E’ riconosciuto il male, ma anche la direzione della salvezza. Sono la Chiesa e i Pastori, afferma il nuovo Papa, che “come Cristo devono mettersi in cammino per condurre gli uomini fuori dal deserto verso l’amicizia con il Figlio di Dio”. Per quello e solo per quello si è chiamati al sacerdozio, si è cristiani: “Noi esistiamo, pastori e cristiani, per mostrare Dio agli uomini. E solo laddove si vede Dio, comincia veramente la vita. Solo quando incontriamo in Cristo il Dio vivente, noi conosciamo che cosa è la vita. Non siamo il prodotto casuale e senza senso dell’evoluzione. Ciascuno di noi è il frutto di un pensiero di Dio. Ciascuno di noi è voluto, ciascuno è amato, ciascuno è necessario. Non vi è niente di più bello che essere raggiunti, sorpresi dal Vangelo, da Cristo. Non vi è niente di più bello che conoscere Lui e comunicare agli altri l’amicizia con lui”.

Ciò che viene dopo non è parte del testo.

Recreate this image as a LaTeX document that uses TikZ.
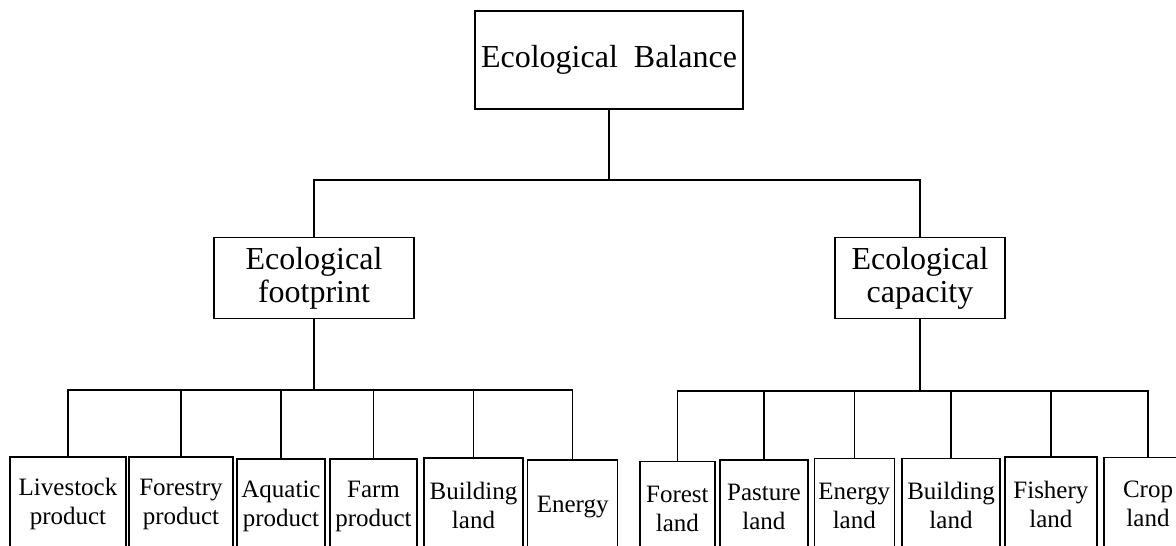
\documentclass[tikz,border=0pt]{standalone}
\usepackage{fontspec}
\setmainfont{Liberation Serif}
\usepackage{tikz}
\usetikzlibrary{shapes.geometric, arrows}
\usetikzlibrary{positioning}
\tikzstyle{rootBox} = [rectangle, draw=black, line width=1.3pt, minimum width=268pt, minimum height=98pt, inner sep=2pt, font=\fontsize{32}{33}\selectfont]
\tikzstyle{midBox} = [rectangle, draw=black, line width=1.3pt, minimum height=81pt, inner sep=2pt, align=center, font=\fontsize{32}{33}\selectfont]
\tikzstyle{leafBox} = [rectangle, draw=black, line width=1.3pt, minimum height=94pt, inner sep=2pt, align=center, font=\fontsize{25}{29}\selectfont]
\tikzstyle{link} = [line width=1.3pt]

\begin{document}
\begin{tikzpicture}[x=1pt, y=-1pt]
                                \useasboundingbox (0,0) rectangle (1176,546);
                                \clip (0,0) rectangle (1176,546);
                                \node (top) [rootBox] at (609,60) {Ecological\hspace{0.5em}Balance};
                                \node (fp) [midBox, minimum width=200pt] at (314,278) {Ecological\\footprint};
                                \node (cap) [midBox, minimum width=170pt] at (920,278) {Ecological\\capacity};
                                % footprint items
                                \node (lv) [leafBox, minimum width=116pt] at (68,504) {Livestock\\product};
                                \node (fo) [leafBox, minimum width=104pt] at (181,504) {Forestry\\product};
                                \node (aq) [leafBox, minimum width=88pt] at (281,506) {Aquatic\\product};
                                \node (fa) [leafBox, minimum width=87pt] at (373.5,506) {Farm\\product};
                                \node (bu) [leafBox, minimum width=99pt] at (473.5,505) {Building\\land};
                                \node (en) [leafBox, minimum width=90pt] at (572.7,507) {Energy};
                                % capacity items
                                \node (fl) [leafBox, minimum width=75pt] at (677.4,508.7) {Forest\\land};
                                \node (pa) [leafBox, minimum width=88pt] at (763.9,507) {Pasture\\land};
                                \node (el) [leafBox, minimum width=80pt] at (854.3,505.7) {Energy\\land};
                                \node (bl) [leafBox, minimum width=98pt] at (951,505.7) {Building\\land};
                                \node (fi) [leafBox, minimum width=92pt] at (1050.9,504) {Fishery\\land};
                                \node (cr) [leafBox, minimum width=88pt] at (1148,504.3) {Crop\\land};
                                \coordinate (busTop) at (609,180);
                                \coordinate (busL) at (314,390);
                                \coordinate (busR) at (920,391);
                                \draw [link] (top) -- (busTop);
                                \draw [link] (busTop) -| (fp);
                                \draw [link] (busTop) -| (cap);
                                \draw [link] (fp) -- (busL);
                                \draw [link] (busL) -| (lv);
                                \draw [link] (busL) -| (fo);
                                \draw [link] (busL) -| (aq);
                                \draw [link] (busL) -| (fa);
                                \draw [link] (busL) -| (bu);
                                \draw [link] (busL) -| (en);
                                \draw [link] (cap) -- (busR);
                                \draw [link] (busR) -| (fl);
                                \draw [link] (busR) -| (pa);
                                \draw [link] (busR) -| (el);
                                \draw [link] (busR) -| (bl);
                                \draw [link] (busR) -| (fi);
                                \draw [link] (busR) -| (cr);
                            \end{tikzpicture}
\end{document}
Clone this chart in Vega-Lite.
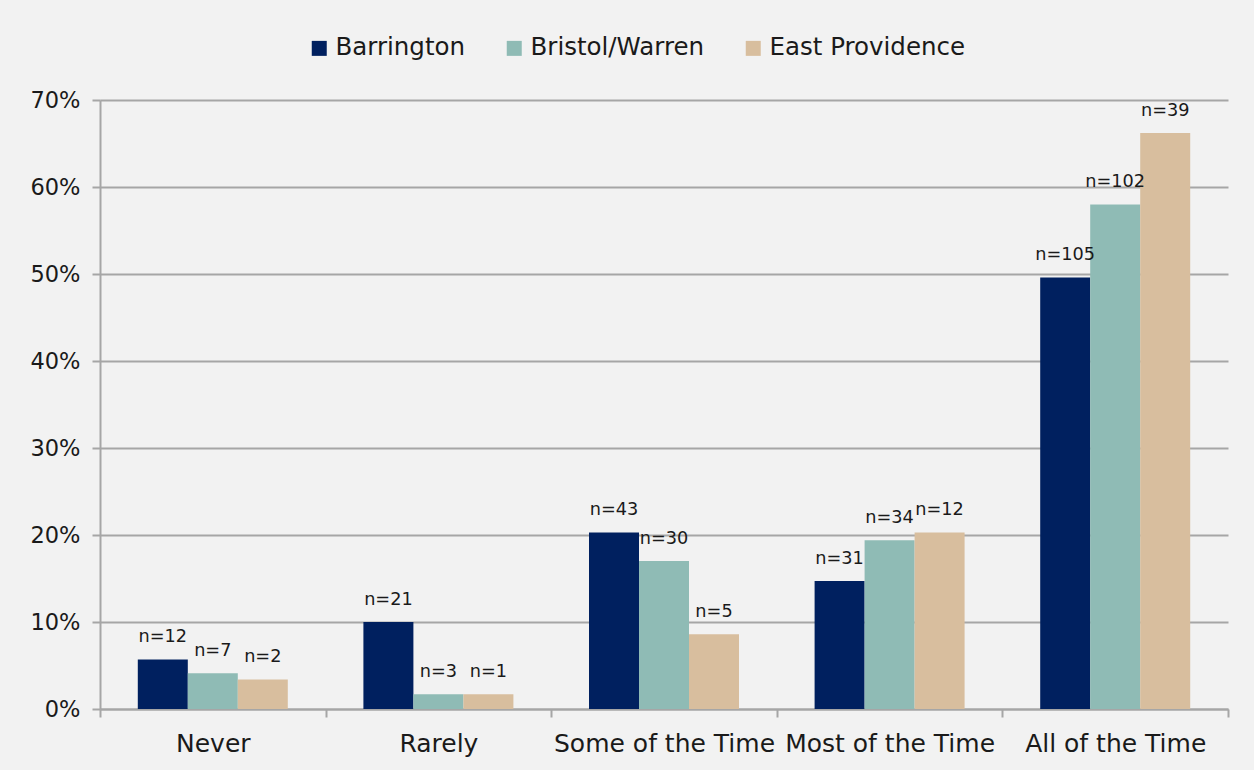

Altre parole ispirate, altre immagini che valgono da sole cento omelie: “noi soffriamo per la pazienza di Dio” verso chi compie il male, “e nondimeno abbiamo tutti bisogno della sua pazienza” perché “ci dice che il mondo viene salvato dal Crocifisso e non dai suoi crocifissori”. Il nuovo Papa ha appena preso la parola e le sue parole rivelano una sapienza consumata. Ma il sapiente è, nel più profondo, un uomo umile, ai suoi primi colpi nella Vigna del Signore. Il nuovo capo di un corpo al quale chiede, e lo fa ancora oggi, il suo sostegno: “Pregate per me, perché io impari ad amare sempre più il suo gregge – voi, la Santa Chiesa, ciascuno di voi singolarmente e voi tutti insieme. Pregate per me, perché io non fugga, per paura, davanti ai lupi”.